January 13, 2014

250 The Nutrient Dose-Response Curve [13 January 2013]

Last week I discussed a medical journal editorial which claimed that supplements don’t work and are just a waste of money. I ended by introducing the nutrient paradox – how it can be that nutrients, by definition essential for life, frequently show little benefit in supplement studies. This week I will examine some of the reasons for this paradox.

Robert P. Heaney, MD, a world-renowned endocrinologist specializing in bone, calcium & vitamin D physiology, published an article in June 2013 titled “Some Rules for Studies Evaluating Nutrient Effects” which explores some reasons for this paradox.

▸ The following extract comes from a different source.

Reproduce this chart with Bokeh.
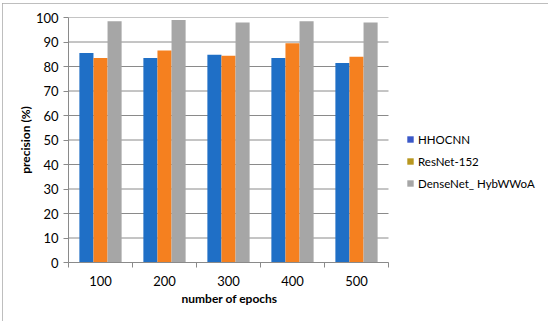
from bokeh.plotting import figure
from bokeh.models import FixedTicker, Range1d, Legend, LegendItem, InlineStyleSheet, Title
from bokeh.embed import file_html
from bokeh.resources import INLINE

epochs = ["100", "200", "300", "400", "500"]
hhocnn = [85.5, 83.5, 84.8, 83.5, 81.4]
resnet = [83.5, 86.5, 84.4, 89.5, 84.0]
densenet = [98.5, 99.0, 98.0, 98.5, 98.0]
series_names = ["HHOCNN", "ResNet-152", "DenseNet_ HybWWoA"]
y_ticks = [0, 10, 20, 30, 40, 50, 60, 70, 80, 90, 100]
x_title = "number of epochs"
y_title = "precision (%)"

bar_colors = ["#1f6fc6", "#f5801f", "#a6a6a6"]
legend_colors = ["#3a58c8", "#b8971f", "#a6a6a6"]
FONT = "Lato"
AX = "#8a8a8a"

n = len(epochs)
xs = list(range(1, n + 1))
# frame spans the plot area plus the legend area on the right
x_end = 0.5 + 476 / 64

p = figure(width=546, height=318, output_backend="svg", toolbar_location=None,
           x_range=Range1d(0.5, x_end), y_range=Range1d(0, 100),
           min_border_left=66, min_border_right=4, min_border_top=14, min_border_bottom=59)
p.stylesheets = [InlineStyleSheet(css=":host { margin-left: 2px; margin-top: 3px; outline: 1px solid #a8a8a8; outline-offset: -1px; }")]
p.outline_line_color = None
p.background_fill_color = "white"
p.border_fill_color = "white"

# horizontal gridlines limited to the category area
p.segment(x0=[0.5] * len(y_ticks), x1=[n + 0.5] * len(y_ticks), y0=y_ticks, y1=y_ticks,
          line_color=AX, line_width=1)

w = 0.22
for k, vals in enumerate([hhocnn, resnet, densenet]):
    off = (k - 1) * w
    p.vbar(x=[x + off for x in xs], top=vals, bottom=0, width=w,
           fill_color=bar_colors[k], line_color=None)

dummies = []
for k in range(3):
    d = p.vbar(x=[-10], top=[1], bottom=[0], width=0.1, fill_color=legend_colors[k], line_color=None)
    dummies.append(d)

legend = Legend(items=[LegendItem(label=series_names[k], renderers=[dummies[k]]) for k in range(3)],
                location=(338, 71), orientation="vertical", margin=0,
                glyph_width=8, glyph_height=8, label_height=16, spacing=6, padding=0,
                label_standoff=4, border_line_color=None, background_fill_alpha=0,
                label_text_font=FONT, label_text_font_size="11.5px", label_text_color="#000000")
p.add_layout(legend, "center")

# axes
p.xaxis.bounds = (0.5, n + 0.5)
p.xaxis.ticker = FixedTicker(ticks=xs, minor_ticks=[x - 0.5 for x in xs] + [n + 0.5])
p.xaxis.major_label_overrides = {x: epochs[i] for i, x in enumerate(xs)}
p.xaxis.major_tick_out = 0
p.xaxis.major_tick_in = 0
p.xaxis.minor_tick_out = 5
p.xaxis.minor_tick_in = 0
p.xaxis.minor_tick_line_color = AX
p.xaxis.axis_line_color = AX
p.xaxis.major_label_standoff = 8

# x title centred under the category area (not the whole frame)
xt = Title(text=x_title, align="left", offset=113, standoff=0,
           text_font=FONT, text_font_size="12px", text_font_style="bold", text_color="#000000")
p.add_layout(xt, "below")

p.yaxis.ticker = FixedTicker(ticks=y_ticks)
p.yaxis.minor_tick_line_color = None
p.yaxis.major_tick_out = 5
p.yaxis.major_tick_in = 0
p.yaxis.major_tick_line_color = AX
p.yaxis.axis_line_color = AX
p.yaxis.major_label_standoff = 5
p.yaxis.axis_label = y_title
p.yaxis.axis_label_standoff = 0

for ax in (p.xaxis[0], p.yaxis[0]):
    ax.major_label_text_font = FONT
    ax.major_label_text_font_size = "13px"
    ax.major_label_text_color = "#000000"
    ax.axis_label_text_font = FONT
    ax.axis_label_text_font_size = "12px"
    ax.axis_label_text_font_style = "bold"
    ax.axis_label_text_color = "#000000"

p.xgrid.grid_line_color = None
p.ygrid.grid_line_color = None

open("out.html", "w").write(file_html(p, INLINE))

Heaney first looks at the dose-response relationship for nutrients which shows a sigmoid (S-shaped) curve when graphed. At low intakes there is no observable effect – there just isn’t enough to do the job. Then at higher intakes there is a strong response to increased dose. Finally at some level the curve flattens again and there is no additional benefit from taking more. Unlike drugs, any nutrient being studied will already occur at some level in the participants. The key is to know where on the curve the study population lies. In the case of the elderly physicians study mentioned last week, it’s likely that they were well-nourished with few deficiencies, so would be less likely to benefit from a multivitamin. This conclusion however cannot be transferred to other populations. The Women’s Health Initiative trial which found little to no benefit from calcium supplementation fell into a similar trap because the participants were already at or above the recommended level of calcium intake. Heaney asks, with apparent frustration, why this flawed study is still being quoted.

Heaney also explains that the middle section of the curve where increasing dose increases benefits is generally much narrower for nutrients than for drugs, meaning there is a smaller range of intake that will show a particular effect. Nutrient studies will not detect any benefit outside of this narrow range which is approximately 1 order of magnitude (10x difference from the lowest to highest) for nutrients, compared to 2 or even 3 orders of magnitude (100x to 1000x) for drugs.

And because the curve is not linear (a straight line), pooling data from studies with different doses, different participant base levels, and/or different durations (length of study) will produce confusing, misleading results. The first study mentioned last week was one of these.